SET EXERCISE => Quote word for word the lines below, beginning with the first and ending with the one that has "from matplotlib.patches import Rectangle". Drop the pictures.
● ● ● ● ● ● ●
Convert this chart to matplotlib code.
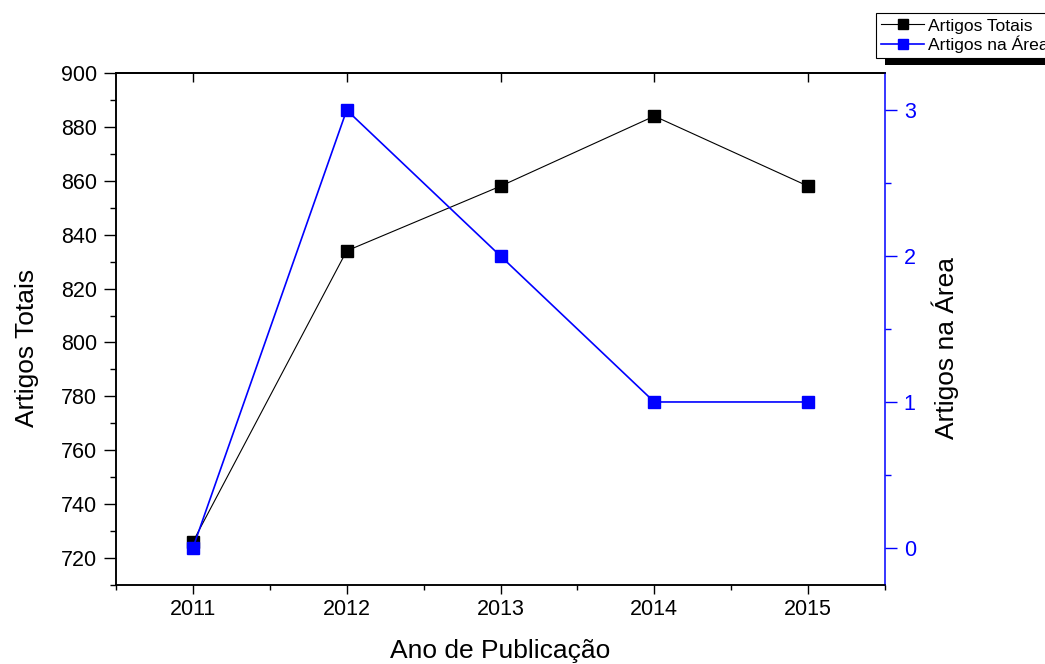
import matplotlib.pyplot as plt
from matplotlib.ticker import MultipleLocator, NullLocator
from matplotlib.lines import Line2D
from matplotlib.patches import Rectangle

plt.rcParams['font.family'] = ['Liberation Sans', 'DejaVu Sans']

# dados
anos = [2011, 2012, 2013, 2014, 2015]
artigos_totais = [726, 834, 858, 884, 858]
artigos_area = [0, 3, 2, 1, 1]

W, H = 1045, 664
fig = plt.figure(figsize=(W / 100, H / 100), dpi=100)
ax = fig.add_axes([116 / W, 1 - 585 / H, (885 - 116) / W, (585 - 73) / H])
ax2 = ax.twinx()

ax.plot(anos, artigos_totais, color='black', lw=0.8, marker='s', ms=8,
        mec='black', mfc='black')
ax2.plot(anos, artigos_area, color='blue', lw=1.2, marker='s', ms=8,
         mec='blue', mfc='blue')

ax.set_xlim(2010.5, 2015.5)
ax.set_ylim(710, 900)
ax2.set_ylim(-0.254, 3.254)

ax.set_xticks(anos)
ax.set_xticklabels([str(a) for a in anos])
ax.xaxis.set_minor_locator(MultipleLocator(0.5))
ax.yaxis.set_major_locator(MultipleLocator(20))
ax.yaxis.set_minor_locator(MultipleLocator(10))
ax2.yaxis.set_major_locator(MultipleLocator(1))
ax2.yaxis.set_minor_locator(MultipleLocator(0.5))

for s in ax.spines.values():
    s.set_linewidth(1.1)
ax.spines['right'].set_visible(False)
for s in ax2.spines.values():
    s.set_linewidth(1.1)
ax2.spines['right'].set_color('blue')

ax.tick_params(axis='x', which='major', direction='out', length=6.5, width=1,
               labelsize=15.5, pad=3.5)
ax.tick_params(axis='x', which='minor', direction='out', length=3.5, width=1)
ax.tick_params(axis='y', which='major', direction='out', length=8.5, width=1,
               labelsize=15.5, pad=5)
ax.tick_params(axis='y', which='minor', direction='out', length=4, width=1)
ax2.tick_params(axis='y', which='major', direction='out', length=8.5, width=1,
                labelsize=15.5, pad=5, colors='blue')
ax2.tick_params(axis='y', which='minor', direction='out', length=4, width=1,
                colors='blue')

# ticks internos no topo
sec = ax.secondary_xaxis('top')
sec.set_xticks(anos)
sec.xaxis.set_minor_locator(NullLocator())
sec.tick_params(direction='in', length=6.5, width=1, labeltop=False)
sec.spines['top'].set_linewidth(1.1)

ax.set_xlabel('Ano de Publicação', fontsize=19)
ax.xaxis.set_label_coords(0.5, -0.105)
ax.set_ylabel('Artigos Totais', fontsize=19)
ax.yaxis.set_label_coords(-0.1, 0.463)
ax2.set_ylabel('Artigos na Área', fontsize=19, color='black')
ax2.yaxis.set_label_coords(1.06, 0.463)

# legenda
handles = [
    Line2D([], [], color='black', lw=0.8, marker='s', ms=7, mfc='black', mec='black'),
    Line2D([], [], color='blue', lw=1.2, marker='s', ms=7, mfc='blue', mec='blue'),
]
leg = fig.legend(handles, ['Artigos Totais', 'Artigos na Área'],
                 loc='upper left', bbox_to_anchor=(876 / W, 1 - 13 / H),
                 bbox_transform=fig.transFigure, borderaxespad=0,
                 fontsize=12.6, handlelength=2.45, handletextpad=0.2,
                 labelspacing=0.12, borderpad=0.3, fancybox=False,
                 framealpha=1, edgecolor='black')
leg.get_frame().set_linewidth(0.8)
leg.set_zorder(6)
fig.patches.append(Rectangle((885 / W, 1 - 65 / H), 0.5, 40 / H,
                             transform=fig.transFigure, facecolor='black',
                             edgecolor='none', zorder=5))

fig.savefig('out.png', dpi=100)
● ● ● ● ● ● ●
TASK SOLUTION =>
Convert this chart to matplotlib code.
import matplotlib.pyplot as plt
from matplotlib.ticker import MultipleLocator, NullLocator
from matplotlib.lines import Line2D
from matplotlib.patches import Rectangle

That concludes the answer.